Keep only the lines from the top of the listing through the one with "Bar, XAxis, YAxis", and reproduce them unaltered.

Stored records:
■ ■ ■

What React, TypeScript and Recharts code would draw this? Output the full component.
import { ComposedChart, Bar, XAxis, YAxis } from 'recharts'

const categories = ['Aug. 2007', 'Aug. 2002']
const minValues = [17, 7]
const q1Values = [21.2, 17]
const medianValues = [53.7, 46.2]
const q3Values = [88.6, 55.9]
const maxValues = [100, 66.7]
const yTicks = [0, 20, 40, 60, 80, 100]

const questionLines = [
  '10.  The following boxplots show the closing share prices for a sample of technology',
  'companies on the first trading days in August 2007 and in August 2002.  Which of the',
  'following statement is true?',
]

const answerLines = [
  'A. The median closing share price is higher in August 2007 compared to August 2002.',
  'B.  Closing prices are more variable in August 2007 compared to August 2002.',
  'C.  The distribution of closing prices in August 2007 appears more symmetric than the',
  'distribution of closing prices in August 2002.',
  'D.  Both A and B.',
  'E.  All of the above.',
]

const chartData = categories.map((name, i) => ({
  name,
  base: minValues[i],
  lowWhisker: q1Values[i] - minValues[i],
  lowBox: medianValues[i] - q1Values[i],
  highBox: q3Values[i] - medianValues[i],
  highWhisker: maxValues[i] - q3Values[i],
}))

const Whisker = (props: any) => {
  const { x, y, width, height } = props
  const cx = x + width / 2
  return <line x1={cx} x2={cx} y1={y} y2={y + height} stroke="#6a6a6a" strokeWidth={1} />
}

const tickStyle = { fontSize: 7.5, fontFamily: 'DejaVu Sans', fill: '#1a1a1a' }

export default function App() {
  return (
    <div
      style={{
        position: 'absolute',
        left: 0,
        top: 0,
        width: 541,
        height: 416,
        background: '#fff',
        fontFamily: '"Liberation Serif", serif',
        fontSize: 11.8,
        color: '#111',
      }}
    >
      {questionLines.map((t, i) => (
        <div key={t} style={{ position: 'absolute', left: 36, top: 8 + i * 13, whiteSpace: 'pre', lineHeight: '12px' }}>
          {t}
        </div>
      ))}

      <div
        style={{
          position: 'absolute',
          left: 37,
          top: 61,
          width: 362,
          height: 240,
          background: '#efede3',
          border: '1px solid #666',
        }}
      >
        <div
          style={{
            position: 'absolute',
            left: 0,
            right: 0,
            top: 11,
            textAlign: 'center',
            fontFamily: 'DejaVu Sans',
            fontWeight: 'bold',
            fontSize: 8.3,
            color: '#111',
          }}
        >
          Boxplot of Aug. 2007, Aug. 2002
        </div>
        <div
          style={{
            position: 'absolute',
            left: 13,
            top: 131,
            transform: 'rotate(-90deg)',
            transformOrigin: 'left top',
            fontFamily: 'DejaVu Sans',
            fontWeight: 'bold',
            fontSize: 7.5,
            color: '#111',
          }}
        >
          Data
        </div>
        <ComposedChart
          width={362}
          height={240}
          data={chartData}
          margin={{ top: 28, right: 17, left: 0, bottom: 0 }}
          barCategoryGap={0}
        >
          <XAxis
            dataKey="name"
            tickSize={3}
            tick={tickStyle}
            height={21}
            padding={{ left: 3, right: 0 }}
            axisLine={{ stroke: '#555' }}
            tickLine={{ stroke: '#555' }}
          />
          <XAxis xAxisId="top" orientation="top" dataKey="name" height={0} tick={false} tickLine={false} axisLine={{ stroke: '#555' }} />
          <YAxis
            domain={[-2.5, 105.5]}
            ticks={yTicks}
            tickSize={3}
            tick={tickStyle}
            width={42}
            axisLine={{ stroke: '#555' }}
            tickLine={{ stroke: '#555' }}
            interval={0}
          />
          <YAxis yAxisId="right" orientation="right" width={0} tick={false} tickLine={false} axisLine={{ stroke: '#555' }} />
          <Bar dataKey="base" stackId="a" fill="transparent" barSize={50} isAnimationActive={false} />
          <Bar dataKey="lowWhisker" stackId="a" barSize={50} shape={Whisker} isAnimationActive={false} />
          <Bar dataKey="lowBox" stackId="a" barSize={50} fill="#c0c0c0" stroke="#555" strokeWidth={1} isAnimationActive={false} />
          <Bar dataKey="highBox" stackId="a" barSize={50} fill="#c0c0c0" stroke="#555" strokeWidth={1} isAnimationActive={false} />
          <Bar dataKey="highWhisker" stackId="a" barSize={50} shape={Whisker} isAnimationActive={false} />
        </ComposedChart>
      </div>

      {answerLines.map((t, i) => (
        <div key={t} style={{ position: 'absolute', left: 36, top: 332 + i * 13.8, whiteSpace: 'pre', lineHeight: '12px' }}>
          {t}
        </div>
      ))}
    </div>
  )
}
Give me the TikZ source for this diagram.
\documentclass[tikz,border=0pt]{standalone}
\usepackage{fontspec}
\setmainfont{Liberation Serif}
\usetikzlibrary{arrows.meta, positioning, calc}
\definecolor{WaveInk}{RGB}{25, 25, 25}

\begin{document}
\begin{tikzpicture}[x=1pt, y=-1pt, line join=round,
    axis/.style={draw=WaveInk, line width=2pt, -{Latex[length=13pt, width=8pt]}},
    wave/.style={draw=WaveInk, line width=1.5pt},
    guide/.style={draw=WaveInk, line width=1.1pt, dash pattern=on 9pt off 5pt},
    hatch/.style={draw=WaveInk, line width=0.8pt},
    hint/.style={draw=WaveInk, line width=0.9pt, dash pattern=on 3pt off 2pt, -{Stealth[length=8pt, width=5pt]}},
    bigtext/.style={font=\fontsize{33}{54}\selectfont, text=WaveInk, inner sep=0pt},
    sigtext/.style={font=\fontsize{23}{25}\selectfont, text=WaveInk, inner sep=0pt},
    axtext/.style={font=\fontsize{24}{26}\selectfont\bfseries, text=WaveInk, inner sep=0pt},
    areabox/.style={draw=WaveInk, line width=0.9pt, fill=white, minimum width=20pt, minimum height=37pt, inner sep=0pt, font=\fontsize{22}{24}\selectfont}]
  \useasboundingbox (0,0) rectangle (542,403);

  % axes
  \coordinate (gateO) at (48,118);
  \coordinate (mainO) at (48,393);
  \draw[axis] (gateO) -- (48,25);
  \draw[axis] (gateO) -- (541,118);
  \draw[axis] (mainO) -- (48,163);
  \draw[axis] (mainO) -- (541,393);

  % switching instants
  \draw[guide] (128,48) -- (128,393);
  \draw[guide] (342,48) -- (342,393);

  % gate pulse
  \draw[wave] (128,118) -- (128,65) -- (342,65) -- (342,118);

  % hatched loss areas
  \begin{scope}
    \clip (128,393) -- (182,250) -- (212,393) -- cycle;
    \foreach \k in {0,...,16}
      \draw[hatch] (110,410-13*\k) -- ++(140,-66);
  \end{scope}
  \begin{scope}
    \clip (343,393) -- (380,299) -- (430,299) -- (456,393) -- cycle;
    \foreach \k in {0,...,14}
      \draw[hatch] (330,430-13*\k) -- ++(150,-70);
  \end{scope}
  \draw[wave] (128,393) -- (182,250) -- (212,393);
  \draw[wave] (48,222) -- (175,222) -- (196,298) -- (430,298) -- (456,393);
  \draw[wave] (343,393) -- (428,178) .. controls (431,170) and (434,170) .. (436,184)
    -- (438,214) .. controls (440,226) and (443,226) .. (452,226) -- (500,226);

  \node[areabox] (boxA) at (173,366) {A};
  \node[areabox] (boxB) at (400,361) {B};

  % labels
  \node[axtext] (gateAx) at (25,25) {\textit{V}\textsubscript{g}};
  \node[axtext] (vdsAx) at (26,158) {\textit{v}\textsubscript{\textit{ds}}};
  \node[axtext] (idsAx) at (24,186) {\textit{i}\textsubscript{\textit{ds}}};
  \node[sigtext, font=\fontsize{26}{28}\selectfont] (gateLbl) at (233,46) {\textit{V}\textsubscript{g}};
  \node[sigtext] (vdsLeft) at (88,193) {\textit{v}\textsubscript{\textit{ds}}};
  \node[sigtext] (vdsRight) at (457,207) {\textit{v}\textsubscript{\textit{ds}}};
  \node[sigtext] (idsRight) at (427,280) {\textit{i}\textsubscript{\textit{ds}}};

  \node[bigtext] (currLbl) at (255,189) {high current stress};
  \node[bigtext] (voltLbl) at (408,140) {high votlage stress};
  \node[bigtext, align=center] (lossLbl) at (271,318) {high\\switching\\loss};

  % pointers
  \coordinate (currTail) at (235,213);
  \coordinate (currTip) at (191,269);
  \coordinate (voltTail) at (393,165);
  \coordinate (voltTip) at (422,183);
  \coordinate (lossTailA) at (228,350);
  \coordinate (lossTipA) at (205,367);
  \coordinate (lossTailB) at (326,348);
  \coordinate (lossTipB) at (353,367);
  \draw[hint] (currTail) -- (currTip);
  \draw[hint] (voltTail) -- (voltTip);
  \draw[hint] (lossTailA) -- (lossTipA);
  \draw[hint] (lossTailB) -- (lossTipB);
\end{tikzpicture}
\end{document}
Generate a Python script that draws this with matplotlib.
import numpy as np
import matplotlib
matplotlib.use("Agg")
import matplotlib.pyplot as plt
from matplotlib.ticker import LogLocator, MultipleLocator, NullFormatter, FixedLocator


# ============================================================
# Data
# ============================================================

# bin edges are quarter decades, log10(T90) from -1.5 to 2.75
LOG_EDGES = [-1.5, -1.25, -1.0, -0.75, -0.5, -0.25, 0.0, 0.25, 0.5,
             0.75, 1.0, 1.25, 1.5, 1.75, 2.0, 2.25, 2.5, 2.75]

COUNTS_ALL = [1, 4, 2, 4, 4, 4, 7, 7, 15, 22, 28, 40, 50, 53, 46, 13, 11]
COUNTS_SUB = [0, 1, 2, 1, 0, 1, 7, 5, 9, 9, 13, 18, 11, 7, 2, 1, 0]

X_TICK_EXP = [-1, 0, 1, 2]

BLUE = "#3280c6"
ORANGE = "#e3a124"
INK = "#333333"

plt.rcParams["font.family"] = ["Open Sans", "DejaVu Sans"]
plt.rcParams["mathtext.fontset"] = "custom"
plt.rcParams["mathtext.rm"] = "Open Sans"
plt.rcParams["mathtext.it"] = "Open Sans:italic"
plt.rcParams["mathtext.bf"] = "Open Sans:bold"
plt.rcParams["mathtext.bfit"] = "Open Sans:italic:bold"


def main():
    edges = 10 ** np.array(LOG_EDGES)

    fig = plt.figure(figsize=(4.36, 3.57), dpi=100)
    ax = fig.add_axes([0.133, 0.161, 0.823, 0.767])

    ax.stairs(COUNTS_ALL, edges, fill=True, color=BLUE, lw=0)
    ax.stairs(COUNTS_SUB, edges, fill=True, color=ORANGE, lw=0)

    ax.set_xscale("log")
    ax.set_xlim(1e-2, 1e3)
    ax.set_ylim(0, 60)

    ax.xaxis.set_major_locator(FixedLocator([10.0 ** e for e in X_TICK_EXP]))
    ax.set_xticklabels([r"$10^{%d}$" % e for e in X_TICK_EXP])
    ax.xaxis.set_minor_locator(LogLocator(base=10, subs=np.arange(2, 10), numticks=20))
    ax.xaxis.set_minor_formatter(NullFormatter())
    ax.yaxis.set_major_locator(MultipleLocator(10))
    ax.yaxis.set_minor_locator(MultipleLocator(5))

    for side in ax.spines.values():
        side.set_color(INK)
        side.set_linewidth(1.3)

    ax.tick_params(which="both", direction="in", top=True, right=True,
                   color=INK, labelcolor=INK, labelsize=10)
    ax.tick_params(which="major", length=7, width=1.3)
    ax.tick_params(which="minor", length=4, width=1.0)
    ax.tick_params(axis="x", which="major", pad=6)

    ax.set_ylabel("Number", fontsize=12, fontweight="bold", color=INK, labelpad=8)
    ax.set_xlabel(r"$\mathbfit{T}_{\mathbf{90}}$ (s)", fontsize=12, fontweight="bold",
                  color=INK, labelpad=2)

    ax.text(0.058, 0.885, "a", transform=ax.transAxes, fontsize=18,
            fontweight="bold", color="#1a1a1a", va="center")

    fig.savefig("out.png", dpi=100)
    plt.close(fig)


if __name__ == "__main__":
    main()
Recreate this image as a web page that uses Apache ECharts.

■ ■ ■

Result for this exercise:
What React, TypeScript and Recharts code would draw this? Output the full component.
import { ComposedChart, Bar, XAxis, YAxis } from 'recharts'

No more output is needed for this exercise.